At some point someone pulled the custer and HVAC and took a red sharpie to the bulbs. the HVAC ones are still sharpied red.
The bulb holders in the cluster still have some red dye on them.
When they did this it likely caused the bulbs to blow and they then repalced the cluster bulbs with LEDS.
They could not figure out the bulbs in the HVAC I am guessing.
The jag part number appears to be JLM20308 Not sure if it should have the blue gel sleeve or not.
But I dont want to pay that much so I went digging in standard bulb sizes and it looks like these are just T1 bulbs with the leads bent around the holder.
Also with the 3mm/4mm size this is in range to sure get bare LEDS and put them in the holder but I am not sure how the light pattern will work out so I am just ordering the bulbs and will put them in.
Currently the car has Leatherique sitting on the seats and the car in the sun.
The back seats were VERY dry and when I had them out of the car I did multiple saddle soap cleanings.
Swapping the T1 bulbs out in the plastic bases worked fine so far.

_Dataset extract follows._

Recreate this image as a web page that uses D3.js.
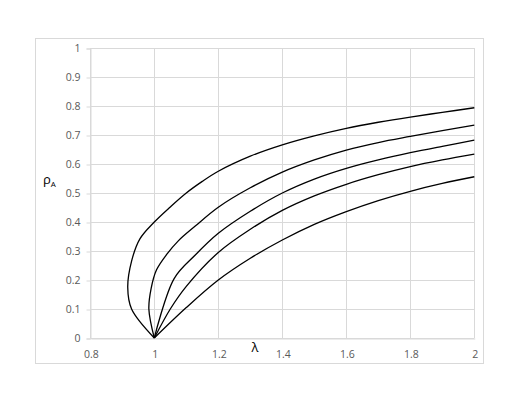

Instead of clippiing the leads i just wrapped them around the base a second time and used a small flat head bit to press the leads into the chanels on the base
While waiting for the door clips I took the door panel apart and removed the cargo pocket. the foam had turned to dust and the fabric was pretty dirty with something kinda grape candy smelling melted into it
i gently removed the leather trim and removed the fabric. I ironed the fabric flat and traced it's outline onto some thin paper to make a template.
The frabic is some I had on hand that I remade/recovered the rear parcel shelf with that is canvas backed vynil from hobby lobby.
I sewed the leather trim onto the fabric and the 2 ends of the inner panel together.
I used Loctite 495 to fix the cracks in the plastic
I attached the leather to the plastic using some tandy tape and then coveryed the bottom hardboard and installed it
Modeled this up and got a friend to print it out for me
in the installed pic I didnt have the back channel so it didnt slide all the way in and let the clip lock
But it still locks the fuel door
I also have a chunky sunvisor clip modeled up and it is looking like it works!